Ben Sailer

Director of Inbound Marketing (Wordpress.com), Automattic

Ben Sailer started his journey in content with a degree in journalism and PR. While his initial plan was to be a music journalist, he realized quickly that it wasn't a profitable idea. That’s when he stumbled upon a job listing for a content writer in an e-commerce company. And his content career started. Ben has over ten years of experience in content today and his last role was that of Inbound Marketing Director at Co-Schedule. Today he leads the inbound marketing team at Wordpress.com.

I’ve been fortunate to have a broad range of experiences in the content world, working with small local businesses all the way up to brands with a global reach. It's been ten years, and I haven't got bored of it yet.

Content processes

Ben comes from a background of a content team of two working efficiently with a dedicated team of freelancers. At Co-Schedule, while he was the fourth employee on the marketing team, he alone worked with a graphic designer to dole out all the content required.

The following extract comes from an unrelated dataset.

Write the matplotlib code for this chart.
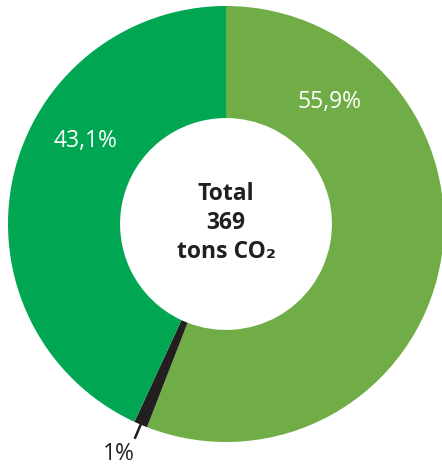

Eventually, they started working with a team of freelancers and interns. Ben attributes the success of this small team’s efforts to the fact that they had efficient processes for creating content for a small number of channels, mainly their B2B marketing blog. He says, “I think content marketers are spread too thin by doing too many things with too few resources.”


But as their content grew, so did their team of freelancers, who were onboarded so that Ben and his team could focus on other avenues. The key, Ben finds, is to give outsourced professionals good direction in terms of how you want your content to be so as to not lose the edge you have worked so hard to maintain as a brand.


The quality vs. quantity debate

Ben is a firm proponent of quality over quantity. At Co-Schedule, he says, the idea that any published content should be high quality, even if not published in much volume, was baked into the company philosophy. Often, content marketers are mandated (by someone higher up who doesn't understand content or marketing) to publish more and more content. Then these marketers are thrown under the bus when the results are poor.

If you are not bought into the idea that content has to be better, you are merely part of the crowd racing to create content. There is so much bad content out there that marketers and business owners don't expect much anymore and have very low expectations. It has mostly become about out producing your competition.


For Ben, the culture at
Wordpress.com was very different. As it is, he found that the brand and its products needed content marketing to address a lot of misperceptions. And now, the internal argument to focus on less to produce better content is starting to win. Ben has strived to exemplify the fact that if you publish fewer pieces but make them really good, they will drive better and faster results.

An underrated skill of content marketers is to know how to sell your idea internally and how it's going to work before asking for a large investment.


The value of outsourcing content

Ben is a huge advocate for freelancers. He explains the two options that in-house content teams have when it comes to outsourcing content work. 1. A huge content agency with a large pool of writers or a boutique agency with a narrower pool of writers with expertise in your niche. 2. Independent freelancers who work one-on-one with the brand and understand the brief and topic. Such freelancers build strong long-term relationships with brands.


Ben also shares his experience with content agencies linked to Automattic. He felt that content had taken on a two-pronged decline. 1. Automattic was trying to publish too much content too quickly and couldn’t guide partner content agencies properly. 2. The content agencies themselves didn't have the expertise Automattic needed. So now, Ben and his team are looking to find freelancers to build the brand with.

I've rarely found agencies that are as invested in the outcome as you versus just getting the work done.

Ideal salesforce for content marketing

For Ben, the ideal Salesforce has to be a holistic, one-stop-shop, integrated platform that handles all your content marketing needs end to end. It must help businesses source content, manage the process of creating it, distribute it to different channels, measure the actual results and business impact beyond what Google Analytics does, and generate a report they can share with stakeholders.